[What the task asks]: From the listing that follows, reproduce only the lines from the one holding "Give me the matplotlib source for this chart." through the one holding "plt.rcParams['font.family'] = ['Liberation", both included, with no pictures.

[Data shown]:
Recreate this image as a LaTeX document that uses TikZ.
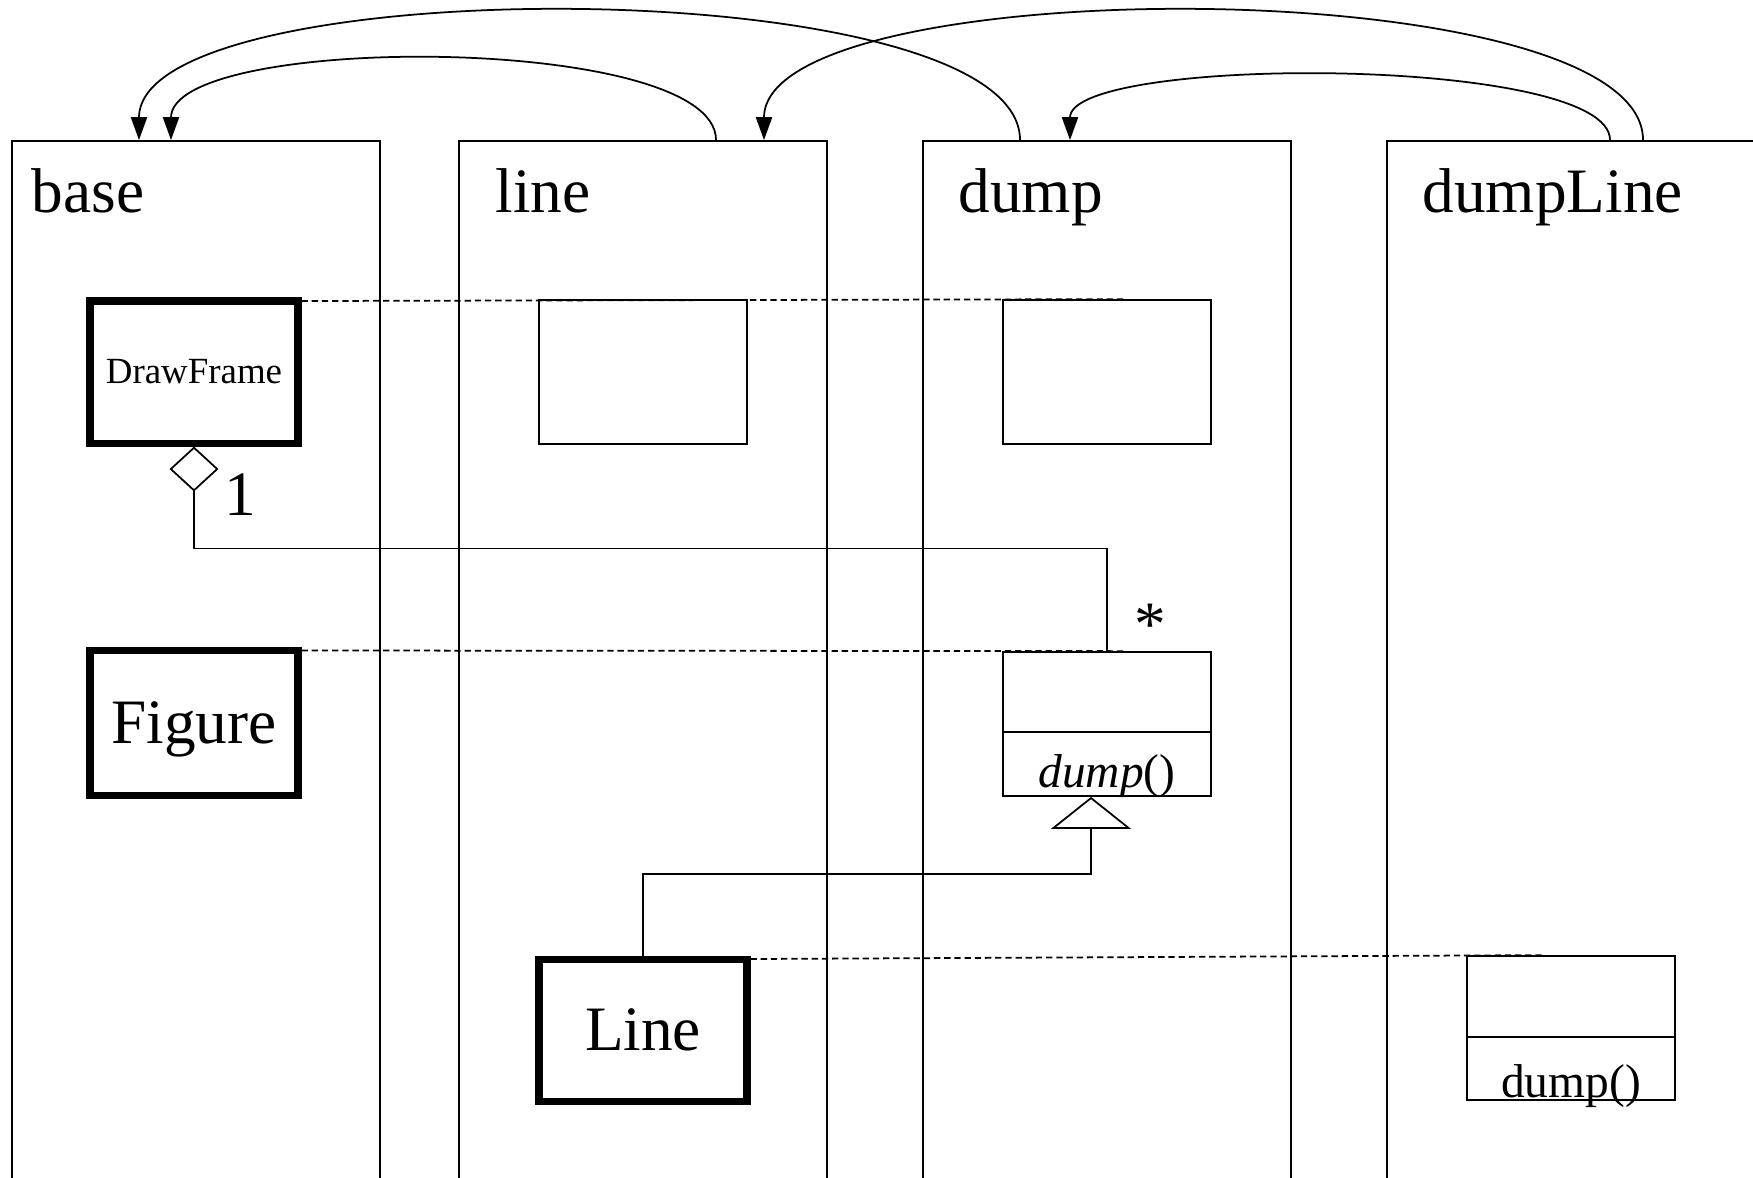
\documentclass[tikz,border=0pt]{standalone}
\usepackage{fontspec}
\setmainfont{Liberation Serif}
\usetikzlibrary{arrows.meta,calc}

\tikzset{
  pkg/.style={draw, rectangle, anchor=north west, minimum width=3.68cm, minimum height=11cm, inner sep=0pt, line width=0.5pt},
  pkgname/.style={anchor=base west, inner sep=0pt, font=\fontsize{18}{20}\selectfont},
  cls/.style={draw, rectangle, minimum width=2.08cm, minimum height=1.42cm, inner sep=0pt, line width=2pt},
  box/.style={draw, rectangle, minimum width=2.08cm, minimum height=1.44cm, inner sep=0pt, line width=0.5pt},
  trace/.style={dash pattern=on 1.8pt off 1.1pt, line width=0.5pt},
  dep/.style={-{Triangle[length=6.5pt,width=4.6pt]}, line width=0.5pt},
}

\begin{document}
\begin{tikzpicture}
	%%%%% START %%%%%
	\path[clip, use as bounding box] (0,0) rectangle (17.53,-11.77);
	
	% packages
	\node[pkg] (base) at (0.11,-1.40) {};
	\node[pkg] (line) at (4.58,-1.40) {};
	\node[pkg] (dump) at (9.22,-1.40) {};
	\node[pkg] (dumpLine) at (13.86,-1.40) {};
	
	\node[pkgname] (basename) at (0.31,-2.12) {base};
	\node[pkgname] (linename) at (4.95,-2.12) {line};
	\node[pkgname] (dumpname) at (9.58,-2.12) {dump};
	\node[pkgname] (dumpLinename) at (14.22,-2.12) {dumpLine};
	
	% imports
	\draw[dep] ([xshift=2.58cm]line.north west) .. controls +(0,1.07) and +(0,1.07) .. ([xshift=1.60cm]base.north west);
	\draw[dep] ([xshift=0.98cm]dump.north west) .. controls +(0,1.71) and +(0,1.71) .. ([xshift=1.28cm]base.north west);
	\draw[dep] ([xshift=2.57cm]dumpLine.north west) .. controls +(0,1.71) and +(0,1.71) .. ([xshift=3.06cm]line.north west);
	\draw[dep] ([xshift=2.24cm]dumpLine.north west) .. controls +(0,0.85) and +(0,0.85) .. ([xshift=1.48cm]dump.north west);
	
	% classes
	\node[cls, font=\fontsize{10.5}{12}\selectfont] (drawframe) at (1.94,-3.72) {DrawFrame};
	\node[box] (linebox) at (6.43,-3.72) {};
	\node[box] (dumpbox) at (11.07,-3.72) {};
	
	\node[cls, minimum height=1.45cm, text depth=0pt, font=\fontsize{18}{20}\selectfont] (figure) at (1.94,-7.23) {Figure};
	\node[box] (dumpcls) at (11.07,-7.24) {};
	\draw[line width=0.5pt] ([yshift=-0.08cm]dumpcls.west) -- ([yshift=-0.08cm]dumpcls.east);
	\node[anchor=base, inner sep=0pt, font=\fontsize{13.5}{15}\selectfont] (dumpop) at ([yshift=0.09cm]dumpcls.south) {\textit{dump}()};
	
	\node[cls, font=\fontsize{18}{20}\selectfont] (lineclass) at (6.43,-10.30) {Line};
	\node[box] (dumplinecls) at (15.71,-10.28) {};
	\draw[line width=0.5pt] ([yshift=-0.09cm]dumplinecls.west) -- ([yshift=-0.09cm]dumplinecls.east);
	\node[anchor=base, inner sep=0pt, font=\fontsize{13.5}{15}\selectfont] (dumplineop) at ([yshift=0.03cm]dumplinecls.south) {dump()};
	
	% traces
	\draw[trace] ([yshift=-1pt]drawframe.north east) -- ([xshift=0.20cm]dumpbox.north);
	\draw[trace] ([yshift=-1pt]figure.north east) -- ([xshift=0.20cm]dumpcls.north);
	\draw[trace] ([yshift=-1pt]lineclass.north east) -- ([xshift=-0.28cm]dumplinecls.north);
	
	% aggregation
	\draw[{Diamond[open,length=0.45cm,width=0.49cm]}-, line width=0.5pt] (drawframe.south) -- ++(0,-1.02) -| (dumpcls.north);
	\node[anchor=base west, inner sep=0pt, font=\fontsize{18}{20}\selectfont] (one) at (2.24,-5.15) {1};
	\node[anchor=base, inner sep=0pt, font=\fontsize{18}{20}\selectfont] (many) at (11.50,-6.45) {*};
	
	% generalization
	\draw[-{Triangle[open,length=0.32cm,width=0.80cm]}, line width=0.5pt] (lineclass.north) -- ++(0,0.815) -| ([xshift=-0.16cm]dumpcls.south);
	%%%%% END %%%%%
\end{tikzpicture}
\end{document}
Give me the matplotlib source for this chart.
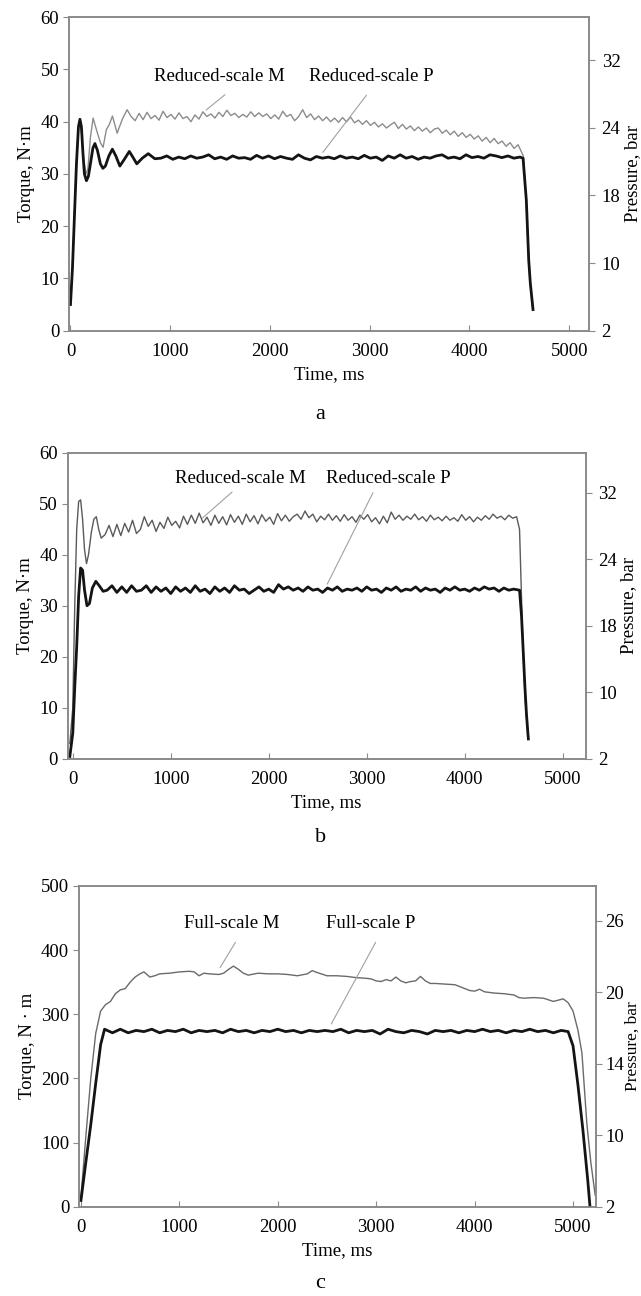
import numpy as np
import matplotlib.pyplot as plt

plt.rcParams['font.family'] = ['Liberation Serif', 'DejaVu Serif']

# ---------------- panel a : reduced-scale, torque M (N·m) and pressure P (bar)
a_m_start_t = [0, 20, 40, 60, 80, 95, 110, 130, 155, 175, 200, 227, 260, 300, 327, 360, 390, 421, 468, 520, 568]
a_m_start = [5, 12, 22, 32, 39, 40.3, 38, 33, 30, 31, 37, 40.7, 38.5, 36, 35.1, 38.5, 39.5, 41.1, 37.8, 40.5, 42.3]
a_m_plateau = [41.0, 40.2, 41.6, 40.4, 41.8, 40.6, 41.2, 40.3, 42.0, 40.8, 41.4, 40.5, 41.7, 40.6, 41.0, 40.0,
               41.3, 40.5, 41.9, 41.0, 41.5, 40.7, 41.8, 41.0, 42.2, 41.2, 41.6, 40.8, 41.4, 40.9, 41.9, 41.0,
               41.7, 41.0, 41.5, 40.6, 41.3, 40.5, 42.0, 41.0, 41.4, 40.2, 41.0, 42.3, 40.8, 41.5, 40.4, 41.1,
               40.2, 40.9, 40.0, 40.7, 39.9, 40.8, 40.0, 40.9, 39.8, 40.3, 39.5, 40.2, 39.3, 39.9, 39.0, 39.6,
               38.8, 39.4, 39.9, 38.7, 39.5, 38.6, 39.2, 38.3, 39.0, 38.2, 38.8, 37.9, 38.6, 38.8, 37.8, 38.4,
               37.5, 38.2, 37.2, 37.9, 37.0, 37.6, 36.7, 37.3, 36.3, 37.0, 36.0, 36.8, 35.8, 36.3, 35.3, 36.0,
               34.9, 35.6]
a_m_end_t = [4540, 4560, 4575, 4590, 4605, 4620, 4635]
a_m_end = [33.5, 28, 22, 15, 10, 7, 4]

a_p_start_t = [0, 20, 40, 60, 80, 95, 110, 125, 140, 160, 180, 200, 225, 245, 270, 300, 325, 350, 385, 420,
               455, 495, 540, 590, 625, 665, 720, 780, 846]
a_p_start = [5.1, 9.4, 15.6, 20.8, 24.1, 25.0, 24.1, 21.75, 19.9, 19.3, 19.7, 20.8, 22.2, 22.6, 22.0, 20.8,
             20.4, 20.6, 21.5, 22.1, 21.5, 20.6, 21.2, 21.9, 21.4, 20.8, 21.3, 21.7, 21.25]
a_p_plateau = [21.3, 21.5, 21.2, 21.4, 21.25, 21.5, 21.3, 21.4, 21.6, 21.25, 21.4, 21.2, 21.5, 21.3, 21.35,
               21.2, 21.55, 21.3, 21.5, 21.25, 21.45, 21.3, 21.2, 21.6, 21.3, 21.15, 21.45, 21.3, 21.4, 21.25,
               21.5, 21.3, 21.4, 21.25, 21.55, 21.3, 21.4, 21.1, 21.5, 21.3, 21.6, 21.3, 21.45, 21.2, 21.4,
               21.3, 21.5, 21.6, 21.3, 21.4, 21.25, 21.6, 21.35, 21.45, 21.3, 21.6, 21.5, 21.35, 21.5, 21.3,
               21.4]
a_p_end_t = [4538, 4571, 4595, 4611, 4638]
a_p_end = [21.3, 17.4, 10.3, 7.6, 4.5]

# ---------------- panel b : reduced-scale
b_m_start_t = [-30, 0, 20, 40, 60, 80, 100, 120, 140, 160, 190, 215, 240, 265, 290]
b_m_start = [3, 10, 30, 45, 50.5, 50.8, 47, 41, 38.3, 40, 44.5, 47, 47.5, 45, 43.3]
b_m_plateau = [44.0, 45.8, 43.6, 46.0, 43.8, 46.2, 44.5, 46.8, 44.2, 45.0, 47.5, 45.6, 46.8, 44.6, 46.4, 45.2,
               47.4, 45.8, 46.6, 45.3, 47.6, 46.0, 47.8, 46.2, 48.2, 46.3, 47.4, 45.8, 47.8, 46.2, 47.5, 45.9,
               47.9, 46.4, 47.6, 46.0, 48.0, 46.5, 47.7, 46.1, 47.9, 46.6, 47.4, 46.0, 48.1, 46.7, 47.8, 46.6,
               47.5, 48.0, 47.0, 48.6, 47.3, 48.0, 46.5, 47.6, 46.9, 48.0, 46.8, 47.7, 46.6, 47.9, 46.8, 47.5,
               46.4, 47.8, 47.0, 47.9, 46.5, 47.3, 46.1, 47.6, 46.3, 48.4, 47.0, 47.8, 46.8, 47.6, 47.0, 48.0,
               46.9, 47.5, 46.6, 47.8, 46.9, 47.4, 46.7, 47.6, 46.8, 47.3, 46.6, 47.9, 46.8, 47.5, 46.5, 47.4,
               46.8, 47.7, 47.0, 48.0, 47.2, 47.6, 46.9, 47.8, 47.2, 47.5]
b_m_end_t = [4560, 4575, 4590, 4605, 4620, 4635, 4650]
b_m_end = [45, 35, 25, 17, 11, 7, 4]

b_p_start_t = [-30, 0, 20, 40, 60, 80, 100, 120, 145, 170, 200, 235, 270, 310, 350]
b_p_start = [2.3, 5.1, 10.6, 15.5, 20.7, 23.2, 23.0, 21.2, 19.8, 20.0, 21.4, 22.0, 21.6, 21.1, 21.2]
b_p_plateau = [21.6, 21.0, 21.5, 21.0, 21.6, 21.1, 21.2, 21.6, 21.0, 21.5, 21.1, 21.4, 20.9, 21.5, 21.1,
               21.4, 21.0, 21.6, 21.1, 21.3, 20.9, 21.5, 21.1, 21.4, 21.0, 21.6, 21.2, 21.3, 20.9, 21.2,
               21.5, 21.1, 21.3, 21.0, 21.7, 21.3, 21.5, 21.2, 21.4, 21.1, 21.5, 21.2, 21.3, 21.0, 21.4,
               21.2, 21.5, 21.1, 21.3, 21.2, 21.4, 21.1, 21.5, 21.2, 21.3, 21.0, 21.4, 21.2, 21.5, 21.1,
               21.3, 21.2, 21.5, 21.1, 21.4, 21.2, 21.3, 21.0, 21.4, 21.2, 21.5, 21.2, 21.3, 21.1, 21.4,
               21.2, 21.5, 21.3, 21.4, 21.1, 21.4, 21.2, 21.3]
b_p_end_t = [4560, 4580, 4600, 4615, 4630, 4645, 4650]
b_p_end = [21.2, 18.9, 14.3, 10.6, 7.5, 5.1, 4.4]

# ---------------- panel c : full-scale
c_m_t = [0, 50, 100, 150, 200, 250, 300, 350, 400, 450, 500, 550, 600, 640, 700, 750, 800, 900, 1000, 1100,
         1150, 1200, 1250, 1300, 1400, 1450, 1500, 1550, 1600, 1650, 1700, 1800, 1900, 2000, 2100, 2200,
         2300, 2350, 2400, 2500, 2600, 2700, 2800, 2900, 2950, 3000, 3050, 3100, 3150, 3200, 3250, 3300,
         3350, 3400, 3450, 3500, 3550, 3600, 3700, 3800, 3850, 3900, 3950, 4000, 4050, 4100, 4200, 4300,
         4400, 4450, 4500, 4600, 4700, 4800, 4850, 4900, 4950, 5000, 5050, 5090, 5140, 5180, 5225]
c_m = [15, 110, 200, 270, 305, 315, 320, 332, 338, 340, 350, 358, 363, 366, 358, 360, 363, 364, 366, 367,
       366, 360, 364, 363, 362, 364, 370, 375, 370, 364, 361, 364, 363, 363, 362, 360,
       363, 368, 365, 360, 360, 359, 357, 356, 355, 352, 351, 354, 352, 358, 352, 349,
       351, 352, 359, 352, 348, 348, 347, 346, 343, 340, 337, 336, 339, 335, 333, 332,
       330, 326, 325, 326, 325, 320, 322, 324, 318, 305, 275, 240, 130, 70, 18]

c_p_start_t = [0, 50, 100, 150, 200, 240]
c_p_start = [2.7, 7.0, 10.6, 12.9, 15.6, 16.9]
c_p_plateau = [16.6, 16.9, 16.6, 16.8, 16.7, 16.9, 16.6, 16.8, 16.7, 16.9, 16.6, 16.8, 16.7, 16.8, 16.6,
               16.9, 16.7, 16.8, 16.6, 16.8, 16.7, 16.9, 16.7, 16.8, 16.6, 16.8, 16.7, 16.8, 16.7, 16.9,
               16.6, 16.8, 16.7, 16.8, 16.5, 16.9, 16.7, 16.6, 16.8, 16.7, 16.5, 16.8, 16.7, 16.8, 16.6,
               16.8, 16.7, 16.9, 16.7, 16.8, 16.6, 16.8, 16.7, 16.9, 16.7, 16.8, 16.6, 16.8]
c_p_end_t = [4950, 5000, 5050, 5100, 5150, 5172]
c_p_end = [16.7, 15.5, 12.8, 10.3, 4.9, 2.0]

# right-axis tick labels (the printed labels are equally spaced on the axis)
a_press_ticks = [2, 10, 18, 24, 32]
b_press_ticks = [2, 10, 18, 24, 32]
c_press_ticks = [2, 10, 14, 20, 26]


def join(t0, v0, step, plateau, t1, v1):
    t_mid = t0[-1] + step + step * np.arange(len(plateau))
    return np.concatenate([t0, t_mid, t1]), np.concatenate([v0, plateau, v1])


a_mt, a_mv = join(a_m_start_t, a_m_start, 40, a_m_plateau, a_m_end_t, a_m_end)
a_pt, a_pv = join(a_p_start_t, a_p_start, 60, a_p_plateau, a_p_end_t, a_p_end)
b_mt, b_mv = join(b_m_start_t, b_m_start, 40, b_m_plateau, b_m_end_t, b_m_end)
b_pt, b_pv = join(b_p_start_t, b_p_start, 50, b_p_plateau, b_p_end_t, b_p_end)
c_pt, c_pv = join(c_p_start_t, c_p_start, 80, c_p_plateau, c_p_end_t, c_p_end)

fig = plt.figure(figsize=(6.41, 12.96), dpi=100)
spine_c = '#8a8a8a'


def panel(rect, mt, mv, pt, pv, m_col, xlim, ylim, yticks, press_ticks, top_idx,
          m_name, p_name, txt_y, m_x, p_x, m_lead, p_lead, ylab, rpad, rfont=13.5, rtpad=5):
    ax = fig.add_axes(rect)
    ax2 = ax.twinx()
    ax.plot(mt, mv, color=m_col, lw=1.0, zorder=2)
    ax2.plot(pt, np.interp(pv, press_ticks, np.arange(len(press_ticks))), color='#141414', lw=2.0)
    ax.set_xlim(*xlim)
    ax.set_ylim(*ylim)
    ax2.set_ylim(0, top_idx)
    ax.set_xticks([0, 1000, 2000, 3000, 4000, 5000])
    ax.set_yticks(yticks)
    ax2.set_yticks(np.arange(len(press_ticks)))
    ax2.set_yticklabels([str(v) for v in press_ticks])
    ax.tick_params(axis='x', direction='in', length=4, pad=9, labelsize=13.5, color=spine_c)
    ax.tick_params(axis='y', direction='out', length=4, pad=3, labelsize=13.5, color=spine_c)
    ax2.tick_params(axis='y', direction='out', length=4, pad=rtpad, labelsize=13.5, color=spine_c)
    for a_ in (ax, ax2):
        for s in a_.spines.values():
            s.set_color(spine_c)
            s.set_linewidth(1.2)
    ax.set_xlabel('Time, ms', fontsize=13.5, labelpad=4)
    ax.set_ylabel(ylab, fontsize=13.5, labelpad=4)
    ax2.set_ylabel('Pressure, bar', fontsize=rfont, labelpad=rpad)
    ax.text(m_x, txt_y, m_name, ha='center', va='center', fontsize=13.5)
    ax.text(p_x, txt_y, p_name, ha='center', va='center', fontsize=13.5)
    for (x0, y0), (x1, y1) in (m_lead, p_lead):
        ax.annotate('', xy=(x1, y1), xytext=(x0, y0),
                    arrowprops=dict(arrowstyle='-', color='#a0a0a0', lw=0.8))
    return ax


panel([0.1076, 0.7448, 0.8114, 0.2419], a_mt, a_mv, a_pt, a_pv, '#8c8c8c', (-15, 5200), (0, 60),
      [0, 10, 20, 30, 40, 50, 60], a_press_ticks, 4.633, 'Reduced-scale M', 'Reduced-scale P', 48.6,
      1489, 3015, ((1570, 45.5), (1339, 41.9)), ((2985, 45.5), (2513, 33.7)), 'Torque, N·m', 3)

panel([0.1056, 0.4144, 0.8081, 0.2361], b_mt, b_mv, b_pt, b_pv, '#5a5a5a', (-52, 5235), (0, 60),
      [0, 10, 20, 30, 40, 50, 60], b_press_ticks, 4.594, 'Reduced-scale M', 'Reduced-scale P', 55.0,
      1709, 3224, ((1647, 52.7), (1304, 46.9)), ((3077, 52.7), (2585, 33.8)), 'Torque, N·m', 2)

panel([0.1232, 0.0689, 0.8061, 0.2475], c_m_t, c_m, c_pt, c_pv, '#6a6a6a', (-20, 5230), (0, 500),
      [0, 100, 200, 300, 400, 500], c_press_ticks, 4.488, 'Full-scale M', 'Full-scale P', 442,
      1535, 2942, ((1585, 416), (1399, 369)), ((3008, 416), (2530, 281)), 'Torque, N · m', 0,
      rfont=12.5, rtpad=3)

fig.text(0.5, 1 - 415 / 1296, 'a', ha='center', va='center', fontsize=16)
fig.text(0.5, 1 - 838 / 1296, 'b', ha='center', va='center', fontsize=16)
fig.text(0.5, 1 - 1284 / 1296, 'c', ha='center', va='center', fontsize=16)

fig.savefig('out.png', dpi=100, facecolor='white')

[Completed exercise]:
Give me the matplotlib source for this chart.
import numpy as np
import matplotlib.pyplot as plt

plt.rcParams['font.family'] = ['Liberation Serif', 'DejaVu Serif']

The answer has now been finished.